The nonprofit created a for-profit arm in 2019—the arm that then went on to raise billions from investors including Microsoft—and each year in its tax returns it notes that its “goal is to advance digital intelligence in the way that is most likely to benefit humanity as a whole, unconstrained by a need to generate financial return.”

The organization’s for-profit arm that Altman ran must “give priority” to OpenAI’s mission “over maximizing profits.”

What is the job of OpenAI’s board of directors?

The board has only four members now that Altman has been fired and OpenAI’s president, Greg Brockman, has quit. Previously, a few other directors came and went, including co-founder Elon Musk, who relinquished his seat when he left the company in 2018. Other past high-profile directors include LinkedIn CEO Reid Hoffman, Republican Congressman Will Hurd and Shivon Zilis, director of operations and special projects at Musk’s Neuralink and the mother of two of Musk’s children.

The four remaining board members are:— Ilya Sutskever, Open-AI co-founder and the company’s chief scientist; — Adam D’Angelo, former Facebook executive and founder of the question-and-answer website Quora;

— Tasha McCauley, adjunct senior management scientist at Rand, a nonprofit in Santa Monica, Calif.;— Helen Toner, director of strategy and foundational research grants at Georgetown University’s Center for Security and Emerging Technology, a nonprofit in Washington, D.C.Sutskever, who told Altman he was fired, was among hundreds of employees at OpenAI who signed a letter Monday pledging to quit the company if the current board that he sits on doesn’t resign.

Why is the board so small?

OpenAI’s board lost five members this year, including Altman and Brockman. Hoffman, Hurd and Zilis also left earlier in the year. Hoffman said he left so he could invest in companies using OpenAI’s software without a conflict of interest, while Hurd launched a run for president of the U.S.

Most company boards, including those of nonprofits, have a minimum of seven members and a maximum of 15, according to Martha Heller, chief of Heller Search, an executive-search firm in Massachusetts that recruits talent mainly for technology companies.

“Six is quite small, and four is very small,” she said.

Large boards are important for having balance and diversity so no single person gains too much control, Heller said, adding that such characteristics are especially important for a company dealing with novel technology like AI.

“If it’s too small you almost have a monopoly on decision-making, a monopoly on governance, a monopoly on power,” she said. “OpenAI had such a small board they did not have that balance.”

How were the board members chosen?

Boards generally govern themselves in terms of their size, members and expulsion of sitting members.

To build a board from scratch, a company’s founders and any early executive recruits will often seek out directors with deep pockets to help fund operations, Heller said. They will also look to executives who have led similar companies so they can offer an experienced-based perspective, she said.

Silicon Valley startup boards typically are dominated by investors—the people with the most stake in the success of the business—OpenAI’s charter bars the majority of the board from having a financial stake in the for-profit arm.

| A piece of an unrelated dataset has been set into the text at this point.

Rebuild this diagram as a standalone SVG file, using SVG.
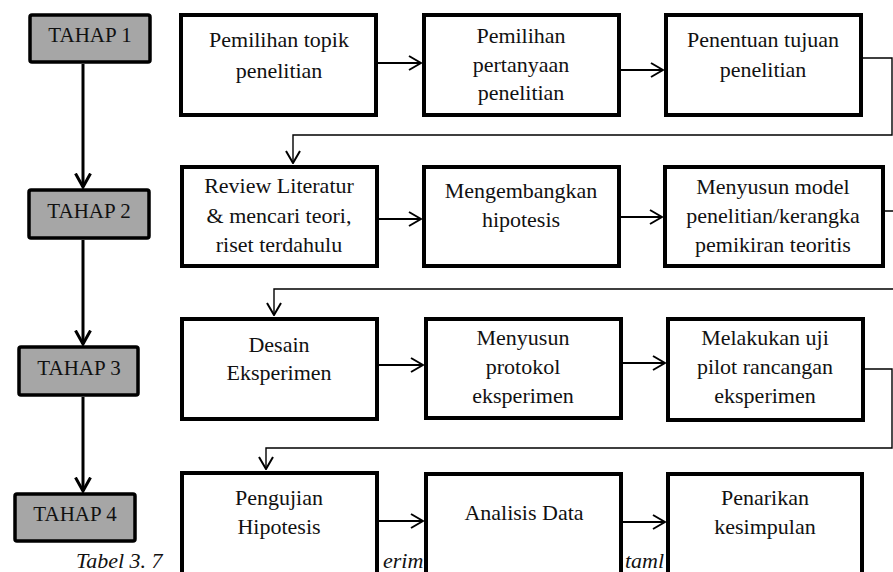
<svg xmlns="http://www.w3.org/2000/svg" width="893" height="572" viewBox="0 0 893 572">
<style>
.bg{fill:#ffffff}
.box{fill:#ffffff;stroke:#000;stroke-width:4}
.tahap{fill:#a6a6a6;stroke:#000;stroke-width:3.5}
.t{font-family:"Liberation Serif","Times New Roman",serif;font-size:22px;fill:#111;text-anchor:middle}
.th{font-family:"Liberation Serif","Times New Roman",serif;font-size:21px;fill:#111;text-anchor:middle}
.cap{font-family:"Liberation Serif","Times New Roman",serif;font-size:22px;font-style:italic;fill:#111}
.arr{fill:none;stroke:#000;stroke-width:2;marker-end:url(#oh)}
.conn{fill:none;stroke:#000;stroke-width:1.4;marker-end:url(#oh)}
.varr{fill:none;stroke:#000;stroke-width:3;marker-end:url(#ohb)}
</style>
<defs>
<marker id="oh" markerUnits="userSpaceOnUse" viewBox="0 0 14 16" refX="13" refY="8" markerWidth="14" markerHeight="16" orient="auto">
<path d="M1,1 L13,8 L1,15" fill="none" stroke="#000" stroke-width="2"/>
</marker>
<marker id="ohb" markerUnits="userSpaceOnUse" viewBox="0 0 16 18" refX="14.5" refY="9" markerWidth="16" markerHeight="18" orient="auto">
<path d="M1,1.5 L14.5,9 L1,16.5" fill="none" stroke="#000" stroke-width="3"/>
</marker>
</defs>
<rect class="bg" x="0" y="0" width="893" height="572"/>
<g id="caption">
<text class="cap" x="76" y="568">Tabel 3. 7</text>
<text class="cap" x="383" y="568">erim</text>
<text class="cap" x="625" y="568">taml</text>
</g>
<g id="connectors">
<path class="varr" d="M83,64 V187"/>
<path class="varr" d="M83,240 V344"/>
<path class="varr" d="M83,397 V491"/>
<path class="arr" d="M378,63 H421"/>
<path class="arr" d="M621,70 H663"/>
<path class="arr" d="M379,219 H421"/>
<path class="arr" d="M621,217 H662"/>
<path class="arr" d="M379,365 H423"/>
<path class="arr" d="M623,363 H665"/>
<path class="arr" d="M379,521 H423"/>
<path class="arr" d="M623,522 H665"/>
<path class="conn" d="M863,58 H892 V135 H293 V163"/>
<path class="conn" d="M885,211 H897 V289 H274 V315"/>
<path class="conn" d="M865,369 H892 V448 H266 V469"/>
</g>
<g id="tahap1"><rect class="tahap" x="30" y="15" width="120" height="47" rx="2"/><text class="th" x="90" y="42">TAHAP 1</text></g>
<g id="tahap2"><rect class="tahap" x="29" y="190" width="120" height="48" rx="2"/><text class="th" x="89" y="218">TAHAP 2</text></g>
<g id="tahap3"><rect class="tahap" x="19" y="347" width="119" height="48" rx="2"/><text class="th" x="79" y="375">TAHAP 3</text></g>
<g id="tahap4"><rect class="tahap" x="15" y="494" width="120" height="47" rx="2"/><text class="th" x="75" y="521">TAHAP 4</text></g>
<g id="boxA"><rect class="box" x="181" y="15" width="195" height="100"/><text class="t" x="279" y="47">Pemilihan topik</text><text class="t" x="279" y="78">penelitian</text></g>
<g id="boxB"><rect class="box" x="424" y="15" width="195" height="100"/><text class="t" x="521" y="43">Pemilihan</text><text class="t" x="521" y="72">pertanyaan</text><text class="t" x="521" y="100">penelitian</text></g>
<g id="boxC"><rect class="box" x="666" y="15" width="195" height="100"/><text class="t" x="763" y="47">Penentuan tujuan</text><text class="t" x="763" y="77">penelitian</text></g>
<g id="boxD"><rect class="box" x="182" y="167" width="195" height="99"/><text class="t" x="279" y="193">Review Literatur</text><text class="t" x="279" y="223">&amp; mencari teori,</text><text class="t" x="279" y="252">riset terdahulu</text></g>
<g id="boxE"><rect class="box" x="424" y="167" width="195" height="99"/><text class="t" x="521" y="198">Mengembangkan</text><text class="t" x="521" y="227">hipotesis</text></g>
<g id="boxF"><rect class="box" x="665" y="167" width="218" height="99"/><text class="t" x="773" y="194">Menyusun model</text><text class="t" x="773" y="223">penelitian/kerangka</text><text class="t" x="773" y="252">pemikiran teoritis</text></g>
<g id="boxG"><rect class="box" x="182" y="319" width="195" height="100"/><text class="t" x="279" y="352">Desain</text><text class="t" x="279" y="380">Eksperimen</text></g>
<g id="boxH"><rect class="box" x="426" y="319" width="195" height="99"/><text class="t" x="523" y="345">Menyusun</text><text class="t" x="523" y="374">protokol</text><text class="t" x="523" y="403">eksperimen</text></g>
<g id="boxI"><rect class="box" x="668" y="319" width="195" height="101"/><text class="t" x="765" y="345">Melakukan uji</text><text class="t" x="765" y="374">pilot rancangan</text><text class="t" x="765" y="403">eksperimen</text></g>
<g id="boxJ"><rect class="box" x="182" y="473" width="195" height="120"/><text class="t" x="279" y="505">Pengujian</text><text class="t" x="279" y="534">Hipotesis</text></g>
<g id="boxK"><rect class="box" x="426" y="474" width="195" height="120"/><text class="t" x="524" y="520">Analisis Data</text></g>
<g id="boxL"><rect class="box" x="668" y="474" width="194" height="120"/><text class="t" x="765" y="505">Penarikan</text><text class="t" x="765" y="534">kesimpulan</text></g>
</svg>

Where does the board go from here?

This is the $90 billion question.

Amid negotiations to bring Altman back, the board named a new CEO, Emmett Shear, to step into the leadership role. Employees followed that with the threat to resign if Altman isn’t reinstated, and investors are still pushing for Altman to return. Altman, meanwhile, has joined Microsoft along with Brockman.

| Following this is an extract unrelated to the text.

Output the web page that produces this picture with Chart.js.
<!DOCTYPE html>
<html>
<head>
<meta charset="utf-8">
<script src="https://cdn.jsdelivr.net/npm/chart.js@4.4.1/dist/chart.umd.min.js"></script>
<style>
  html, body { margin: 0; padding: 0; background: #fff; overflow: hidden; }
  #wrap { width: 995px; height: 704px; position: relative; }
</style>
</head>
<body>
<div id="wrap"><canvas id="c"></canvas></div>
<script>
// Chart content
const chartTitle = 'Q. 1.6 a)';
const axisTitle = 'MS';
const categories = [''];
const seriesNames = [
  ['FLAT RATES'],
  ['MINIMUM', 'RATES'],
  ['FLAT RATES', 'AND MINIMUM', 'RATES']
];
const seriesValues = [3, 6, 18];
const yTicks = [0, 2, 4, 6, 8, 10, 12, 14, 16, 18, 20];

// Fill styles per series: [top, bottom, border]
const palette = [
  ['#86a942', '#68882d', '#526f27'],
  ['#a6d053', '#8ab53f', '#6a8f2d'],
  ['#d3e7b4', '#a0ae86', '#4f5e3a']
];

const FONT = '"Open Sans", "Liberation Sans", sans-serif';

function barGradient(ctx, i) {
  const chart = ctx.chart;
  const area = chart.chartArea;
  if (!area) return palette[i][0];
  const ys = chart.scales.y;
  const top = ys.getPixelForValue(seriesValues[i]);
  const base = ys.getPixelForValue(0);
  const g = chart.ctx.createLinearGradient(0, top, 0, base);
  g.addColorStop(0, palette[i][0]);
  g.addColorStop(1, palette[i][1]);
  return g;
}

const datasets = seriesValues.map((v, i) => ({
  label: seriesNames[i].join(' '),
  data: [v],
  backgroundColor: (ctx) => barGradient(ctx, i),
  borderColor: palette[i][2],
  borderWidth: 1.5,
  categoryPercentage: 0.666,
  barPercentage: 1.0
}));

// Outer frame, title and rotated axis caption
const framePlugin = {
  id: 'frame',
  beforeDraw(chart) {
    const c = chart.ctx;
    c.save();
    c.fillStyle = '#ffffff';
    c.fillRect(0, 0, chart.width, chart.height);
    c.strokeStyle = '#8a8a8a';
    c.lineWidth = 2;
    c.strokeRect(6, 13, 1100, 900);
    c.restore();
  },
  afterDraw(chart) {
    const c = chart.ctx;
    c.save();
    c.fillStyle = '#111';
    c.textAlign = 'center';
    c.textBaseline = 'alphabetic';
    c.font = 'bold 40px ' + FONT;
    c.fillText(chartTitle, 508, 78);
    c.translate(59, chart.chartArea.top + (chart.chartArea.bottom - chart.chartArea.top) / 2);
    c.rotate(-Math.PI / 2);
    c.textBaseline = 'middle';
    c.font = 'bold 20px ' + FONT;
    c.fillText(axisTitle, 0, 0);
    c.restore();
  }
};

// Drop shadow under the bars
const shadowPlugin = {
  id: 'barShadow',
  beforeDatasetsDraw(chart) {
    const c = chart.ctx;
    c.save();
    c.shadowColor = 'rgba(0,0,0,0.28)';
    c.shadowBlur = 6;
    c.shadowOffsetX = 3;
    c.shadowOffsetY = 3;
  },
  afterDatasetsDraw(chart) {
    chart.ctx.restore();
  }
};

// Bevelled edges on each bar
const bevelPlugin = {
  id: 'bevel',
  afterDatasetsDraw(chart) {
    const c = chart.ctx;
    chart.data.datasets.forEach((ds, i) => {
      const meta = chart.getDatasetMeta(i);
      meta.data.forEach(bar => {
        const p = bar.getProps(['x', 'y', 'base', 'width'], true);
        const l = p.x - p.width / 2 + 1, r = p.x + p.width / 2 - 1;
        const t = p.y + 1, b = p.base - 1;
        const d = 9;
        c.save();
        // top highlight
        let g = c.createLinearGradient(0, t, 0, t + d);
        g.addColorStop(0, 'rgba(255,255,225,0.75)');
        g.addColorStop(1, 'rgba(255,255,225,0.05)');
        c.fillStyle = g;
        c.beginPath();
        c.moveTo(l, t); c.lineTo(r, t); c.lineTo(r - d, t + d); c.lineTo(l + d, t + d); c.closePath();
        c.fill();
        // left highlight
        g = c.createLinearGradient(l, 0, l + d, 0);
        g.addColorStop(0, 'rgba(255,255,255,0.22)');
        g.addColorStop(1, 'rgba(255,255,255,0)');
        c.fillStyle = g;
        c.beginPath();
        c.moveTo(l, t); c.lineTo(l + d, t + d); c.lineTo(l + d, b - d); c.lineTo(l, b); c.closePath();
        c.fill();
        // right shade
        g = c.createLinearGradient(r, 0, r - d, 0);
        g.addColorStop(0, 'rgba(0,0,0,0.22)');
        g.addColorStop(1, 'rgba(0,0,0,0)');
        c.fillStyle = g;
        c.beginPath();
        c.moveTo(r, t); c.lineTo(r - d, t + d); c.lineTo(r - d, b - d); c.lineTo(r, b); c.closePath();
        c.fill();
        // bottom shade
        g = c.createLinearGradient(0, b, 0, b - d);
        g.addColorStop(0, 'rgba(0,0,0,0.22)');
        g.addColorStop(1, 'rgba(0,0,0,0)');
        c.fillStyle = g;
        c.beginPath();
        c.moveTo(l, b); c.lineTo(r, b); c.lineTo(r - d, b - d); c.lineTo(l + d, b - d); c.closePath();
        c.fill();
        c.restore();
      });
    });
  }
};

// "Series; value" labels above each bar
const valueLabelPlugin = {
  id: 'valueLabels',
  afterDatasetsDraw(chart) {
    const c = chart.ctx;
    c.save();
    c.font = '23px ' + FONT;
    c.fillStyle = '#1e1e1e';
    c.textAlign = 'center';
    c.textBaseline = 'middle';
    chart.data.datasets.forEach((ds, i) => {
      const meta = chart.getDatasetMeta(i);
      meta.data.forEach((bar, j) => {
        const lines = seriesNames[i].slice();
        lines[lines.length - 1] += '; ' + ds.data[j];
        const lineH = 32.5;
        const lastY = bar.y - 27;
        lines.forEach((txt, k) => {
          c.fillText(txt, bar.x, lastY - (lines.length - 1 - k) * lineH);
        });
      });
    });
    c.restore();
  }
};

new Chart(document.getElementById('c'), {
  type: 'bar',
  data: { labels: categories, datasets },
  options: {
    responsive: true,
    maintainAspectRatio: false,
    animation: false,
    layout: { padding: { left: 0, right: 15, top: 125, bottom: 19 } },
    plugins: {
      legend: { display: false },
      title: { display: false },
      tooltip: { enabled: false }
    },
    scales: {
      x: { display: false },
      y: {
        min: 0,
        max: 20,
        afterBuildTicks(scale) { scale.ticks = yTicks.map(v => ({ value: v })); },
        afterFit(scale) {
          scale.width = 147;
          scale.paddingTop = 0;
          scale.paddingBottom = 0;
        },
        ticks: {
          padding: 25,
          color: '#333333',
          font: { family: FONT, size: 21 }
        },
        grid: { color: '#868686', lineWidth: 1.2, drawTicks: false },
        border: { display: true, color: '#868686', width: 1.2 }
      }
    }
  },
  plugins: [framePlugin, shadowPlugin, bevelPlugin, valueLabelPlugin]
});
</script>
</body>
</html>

Altman wants the entire board gone if he returns, and Microsoft CEO Satya Nadella has said he wants governance changes at the company.

Either way, stability is needed as this isn’t a small startup. This month, Altman said the viral chatbot ChatGPT had more than 100 million weekly active users, and the company’s valuation was said to be approaching $90 billion.

Chief Operating Officer Brad Lightcap said Monday on X that OpenAI’s products and platforms “are operational and secure,” and that the engineering and support teams “continue working around the clock to support you.” Lightcap was among the hundreds of employees who signed the letter asking the board to resign.